SUPPLIED DATA:
>>>
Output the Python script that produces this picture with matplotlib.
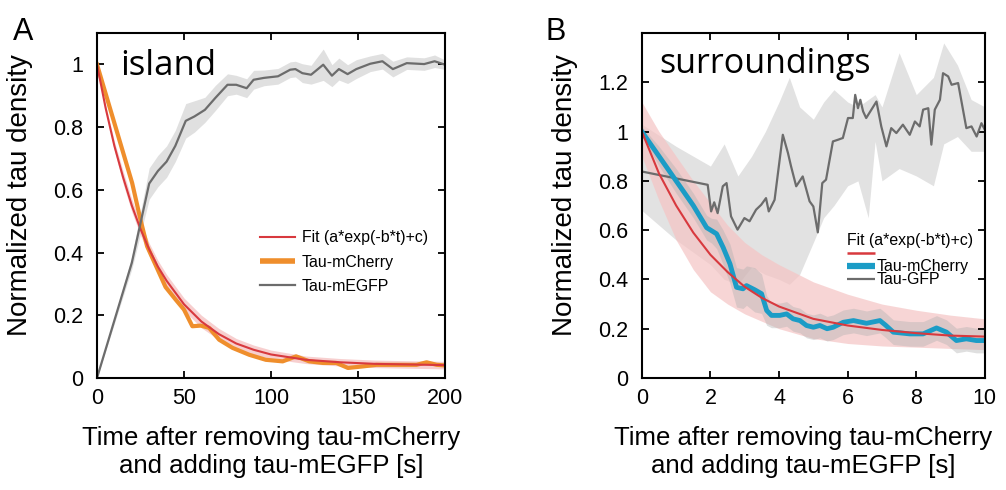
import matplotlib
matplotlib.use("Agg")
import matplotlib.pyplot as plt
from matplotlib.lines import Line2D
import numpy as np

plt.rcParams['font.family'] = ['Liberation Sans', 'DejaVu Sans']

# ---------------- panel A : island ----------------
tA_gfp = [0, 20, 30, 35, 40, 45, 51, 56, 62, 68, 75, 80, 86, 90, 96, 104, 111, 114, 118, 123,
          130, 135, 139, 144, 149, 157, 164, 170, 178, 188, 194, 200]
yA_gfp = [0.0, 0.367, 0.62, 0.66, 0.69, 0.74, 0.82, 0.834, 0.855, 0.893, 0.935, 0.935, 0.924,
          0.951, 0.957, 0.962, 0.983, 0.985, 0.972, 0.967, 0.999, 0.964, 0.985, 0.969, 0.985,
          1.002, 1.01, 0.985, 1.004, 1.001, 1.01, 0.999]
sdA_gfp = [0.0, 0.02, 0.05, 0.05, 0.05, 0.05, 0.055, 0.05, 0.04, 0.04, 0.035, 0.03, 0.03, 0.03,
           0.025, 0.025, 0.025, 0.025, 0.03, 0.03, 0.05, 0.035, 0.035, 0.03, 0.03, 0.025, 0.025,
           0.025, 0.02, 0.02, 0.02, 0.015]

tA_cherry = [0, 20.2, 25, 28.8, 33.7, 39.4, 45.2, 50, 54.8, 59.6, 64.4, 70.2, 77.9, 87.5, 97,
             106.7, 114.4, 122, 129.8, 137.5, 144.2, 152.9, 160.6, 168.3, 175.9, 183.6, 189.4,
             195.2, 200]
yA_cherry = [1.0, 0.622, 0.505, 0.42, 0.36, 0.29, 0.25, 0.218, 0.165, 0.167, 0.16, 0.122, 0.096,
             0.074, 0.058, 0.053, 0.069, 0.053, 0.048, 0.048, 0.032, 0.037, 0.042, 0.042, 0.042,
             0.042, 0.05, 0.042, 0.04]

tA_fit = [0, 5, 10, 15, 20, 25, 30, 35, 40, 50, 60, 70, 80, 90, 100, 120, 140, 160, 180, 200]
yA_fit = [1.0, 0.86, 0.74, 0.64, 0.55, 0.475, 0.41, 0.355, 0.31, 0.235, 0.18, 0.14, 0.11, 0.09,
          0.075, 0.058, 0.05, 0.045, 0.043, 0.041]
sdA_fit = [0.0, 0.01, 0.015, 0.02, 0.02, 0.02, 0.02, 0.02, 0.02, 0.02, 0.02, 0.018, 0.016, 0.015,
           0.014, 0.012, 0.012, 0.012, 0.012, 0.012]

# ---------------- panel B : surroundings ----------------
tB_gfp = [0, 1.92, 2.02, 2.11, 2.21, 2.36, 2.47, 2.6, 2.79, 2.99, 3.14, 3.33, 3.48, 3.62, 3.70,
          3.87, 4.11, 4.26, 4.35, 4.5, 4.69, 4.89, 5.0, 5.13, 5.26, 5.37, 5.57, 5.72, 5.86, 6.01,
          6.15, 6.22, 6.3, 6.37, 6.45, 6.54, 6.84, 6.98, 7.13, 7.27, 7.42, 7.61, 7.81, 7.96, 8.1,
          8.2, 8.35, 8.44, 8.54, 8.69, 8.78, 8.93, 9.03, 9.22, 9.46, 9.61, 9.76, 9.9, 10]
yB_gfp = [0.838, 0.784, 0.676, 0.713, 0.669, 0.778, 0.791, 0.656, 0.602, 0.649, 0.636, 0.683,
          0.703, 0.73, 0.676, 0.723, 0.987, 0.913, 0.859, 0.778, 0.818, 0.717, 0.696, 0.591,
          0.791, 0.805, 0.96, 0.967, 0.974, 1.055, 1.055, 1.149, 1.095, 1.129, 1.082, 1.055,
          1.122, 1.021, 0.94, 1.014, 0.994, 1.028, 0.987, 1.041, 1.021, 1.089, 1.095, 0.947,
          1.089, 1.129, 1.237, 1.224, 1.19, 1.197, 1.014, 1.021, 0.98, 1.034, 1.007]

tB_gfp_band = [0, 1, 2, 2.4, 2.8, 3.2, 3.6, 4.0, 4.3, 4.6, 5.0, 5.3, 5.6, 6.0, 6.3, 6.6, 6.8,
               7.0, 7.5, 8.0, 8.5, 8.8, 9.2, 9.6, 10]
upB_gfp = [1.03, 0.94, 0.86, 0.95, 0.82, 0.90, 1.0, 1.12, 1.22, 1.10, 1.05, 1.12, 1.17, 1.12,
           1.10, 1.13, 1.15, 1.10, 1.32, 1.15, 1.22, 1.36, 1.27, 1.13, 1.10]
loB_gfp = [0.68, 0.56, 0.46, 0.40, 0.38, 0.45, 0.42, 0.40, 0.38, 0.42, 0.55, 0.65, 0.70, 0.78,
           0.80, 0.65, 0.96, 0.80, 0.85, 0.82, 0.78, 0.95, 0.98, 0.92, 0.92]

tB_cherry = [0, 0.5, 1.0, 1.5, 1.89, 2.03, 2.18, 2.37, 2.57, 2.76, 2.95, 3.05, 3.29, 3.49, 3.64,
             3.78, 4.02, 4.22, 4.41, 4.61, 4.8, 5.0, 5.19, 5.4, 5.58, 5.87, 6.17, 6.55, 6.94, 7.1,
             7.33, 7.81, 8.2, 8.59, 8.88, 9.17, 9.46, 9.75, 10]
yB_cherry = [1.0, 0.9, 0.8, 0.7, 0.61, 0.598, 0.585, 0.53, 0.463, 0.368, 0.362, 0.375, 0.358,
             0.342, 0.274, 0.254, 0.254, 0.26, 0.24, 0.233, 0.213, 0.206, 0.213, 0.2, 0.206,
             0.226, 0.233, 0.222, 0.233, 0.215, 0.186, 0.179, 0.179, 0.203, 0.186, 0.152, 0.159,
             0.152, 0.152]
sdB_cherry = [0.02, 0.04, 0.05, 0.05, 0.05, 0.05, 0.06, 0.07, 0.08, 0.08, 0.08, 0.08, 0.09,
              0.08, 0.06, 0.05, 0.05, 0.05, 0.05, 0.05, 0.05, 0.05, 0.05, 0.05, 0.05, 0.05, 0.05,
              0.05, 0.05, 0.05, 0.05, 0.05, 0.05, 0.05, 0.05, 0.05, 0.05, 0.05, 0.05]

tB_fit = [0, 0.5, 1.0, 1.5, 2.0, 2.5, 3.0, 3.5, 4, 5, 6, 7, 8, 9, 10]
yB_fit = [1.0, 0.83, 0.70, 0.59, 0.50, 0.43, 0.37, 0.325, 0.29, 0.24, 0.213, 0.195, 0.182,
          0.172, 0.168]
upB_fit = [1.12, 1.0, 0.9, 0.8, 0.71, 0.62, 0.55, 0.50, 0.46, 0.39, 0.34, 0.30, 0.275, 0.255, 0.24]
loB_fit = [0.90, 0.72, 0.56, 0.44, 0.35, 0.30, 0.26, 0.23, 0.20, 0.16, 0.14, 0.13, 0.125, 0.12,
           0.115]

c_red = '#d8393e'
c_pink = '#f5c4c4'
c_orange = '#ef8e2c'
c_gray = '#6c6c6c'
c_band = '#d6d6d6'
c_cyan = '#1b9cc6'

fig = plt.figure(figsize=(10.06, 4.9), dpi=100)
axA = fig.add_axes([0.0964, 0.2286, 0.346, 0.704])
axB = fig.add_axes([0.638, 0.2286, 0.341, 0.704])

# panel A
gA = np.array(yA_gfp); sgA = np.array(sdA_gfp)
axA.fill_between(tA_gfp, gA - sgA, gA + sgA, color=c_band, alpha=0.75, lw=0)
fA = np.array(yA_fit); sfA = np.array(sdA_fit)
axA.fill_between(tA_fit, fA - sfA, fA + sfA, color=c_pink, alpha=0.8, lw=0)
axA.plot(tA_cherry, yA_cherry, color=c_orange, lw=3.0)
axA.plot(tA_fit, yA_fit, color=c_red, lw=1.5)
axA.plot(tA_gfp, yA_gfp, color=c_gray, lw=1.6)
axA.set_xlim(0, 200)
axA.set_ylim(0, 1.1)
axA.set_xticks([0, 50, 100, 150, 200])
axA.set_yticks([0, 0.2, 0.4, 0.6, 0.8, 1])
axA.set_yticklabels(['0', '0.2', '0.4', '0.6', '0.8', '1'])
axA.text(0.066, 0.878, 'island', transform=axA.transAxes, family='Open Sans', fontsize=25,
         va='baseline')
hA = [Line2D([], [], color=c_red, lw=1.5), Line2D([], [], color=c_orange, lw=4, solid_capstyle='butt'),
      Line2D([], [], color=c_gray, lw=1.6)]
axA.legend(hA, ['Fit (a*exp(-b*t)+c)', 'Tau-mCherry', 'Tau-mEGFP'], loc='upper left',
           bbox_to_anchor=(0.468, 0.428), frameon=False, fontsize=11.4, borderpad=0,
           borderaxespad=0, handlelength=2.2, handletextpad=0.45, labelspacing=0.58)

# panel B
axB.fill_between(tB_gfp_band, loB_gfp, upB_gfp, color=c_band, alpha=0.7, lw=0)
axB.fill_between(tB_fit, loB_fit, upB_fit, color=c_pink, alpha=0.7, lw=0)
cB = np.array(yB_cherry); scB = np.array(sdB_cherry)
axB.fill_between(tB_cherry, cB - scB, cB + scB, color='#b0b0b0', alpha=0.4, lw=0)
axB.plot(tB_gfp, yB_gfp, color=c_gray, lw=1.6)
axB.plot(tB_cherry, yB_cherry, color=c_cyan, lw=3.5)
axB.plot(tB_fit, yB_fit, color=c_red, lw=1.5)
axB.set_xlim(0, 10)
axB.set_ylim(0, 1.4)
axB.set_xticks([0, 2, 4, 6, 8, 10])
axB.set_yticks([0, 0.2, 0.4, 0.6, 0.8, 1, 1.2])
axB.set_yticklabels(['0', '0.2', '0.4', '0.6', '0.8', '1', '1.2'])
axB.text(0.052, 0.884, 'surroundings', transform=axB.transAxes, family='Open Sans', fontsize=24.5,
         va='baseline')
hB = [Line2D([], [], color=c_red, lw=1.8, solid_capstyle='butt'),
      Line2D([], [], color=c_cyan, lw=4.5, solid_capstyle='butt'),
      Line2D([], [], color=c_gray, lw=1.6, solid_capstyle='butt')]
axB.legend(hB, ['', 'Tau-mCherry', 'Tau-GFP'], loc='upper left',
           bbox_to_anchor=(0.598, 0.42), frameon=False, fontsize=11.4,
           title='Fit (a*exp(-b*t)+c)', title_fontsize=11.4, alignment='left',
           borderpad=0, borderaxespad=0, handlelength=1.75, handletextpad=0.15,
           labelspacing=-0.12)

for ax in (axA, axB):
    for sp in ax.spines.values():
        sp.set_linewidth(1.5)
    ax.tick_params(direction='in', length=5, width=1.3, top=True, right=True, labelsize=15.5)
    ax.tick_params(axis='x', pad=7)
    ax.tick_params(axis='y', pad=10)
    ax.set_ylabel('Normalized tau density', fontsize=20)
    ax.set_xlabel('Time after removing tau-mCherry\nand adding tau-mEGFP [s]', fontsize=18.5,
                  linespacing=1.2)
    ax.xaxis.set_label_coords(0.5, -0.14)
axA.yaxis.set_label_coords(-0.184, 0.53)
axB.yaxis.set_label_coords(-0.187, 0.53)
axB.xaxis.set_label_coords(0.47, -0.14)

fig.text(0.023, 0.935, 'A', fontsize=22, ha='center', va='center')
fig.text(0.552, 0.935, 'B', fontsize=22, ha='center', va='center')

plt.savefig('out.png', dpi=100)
<<<
SHORT EXERCISE: Please restate the material above line by line, exactly, beginning at its first line and ending with the line that contains "0.025, 0.02, 0.02, 0.02, 0.015]", without any pictures.

RESPONSE:
Output the Python script that produces this picture with matplotlib.
import matplotlib
matplotlib.use("Agg")
import matplotlib.pyplot as plt
from matplotlib.lines import Line2D
import numpy as np

plt.rcParams['font.family'] = ['Liberation Sans', 'DejaVu Sans']

# ---------------- panel A : island ----------------
tA_gfp = [0, 20, 30, 35, 40, 45, 51, 56, 62, 68, 75, 80, 86, 90, 96, 104, 111, 114, 118, 123,
          130, 135, 139, 144, 149, 157, 164, 170, 178, 188, 194, 200]
yA_gfp = [0.0, 0.367, 0.62, 0.66, 0.69, 0.74, 0.82, 0.834, 0.855, 0.893, 0.935, 0.935, 0.924,
          0.951, 0.957, 0.962, 0.983, 0.985, 0.972, 0.967, 0.999, 0.964, 0.985, 0.969, 0.985,
          1.002, 1.01, 0.985, 1.004, 1.001, 1.01, 0.999]
sdA_gfp = [0.0, 0.02, 0.05, 0.05, 0.05, 0.05, 0.055, 0.05, 0.04, 0.04, 0.035, 0.03, 0.03, 0.03,
           0.025, 0.025, 0.025, 0.025, 0.03, 0.03, 0.05, 0.035, 0.035, 0.03, 0.03, 0.025, 0.025,
           0.025, 0.02, 0.02, 0.02, 0.015]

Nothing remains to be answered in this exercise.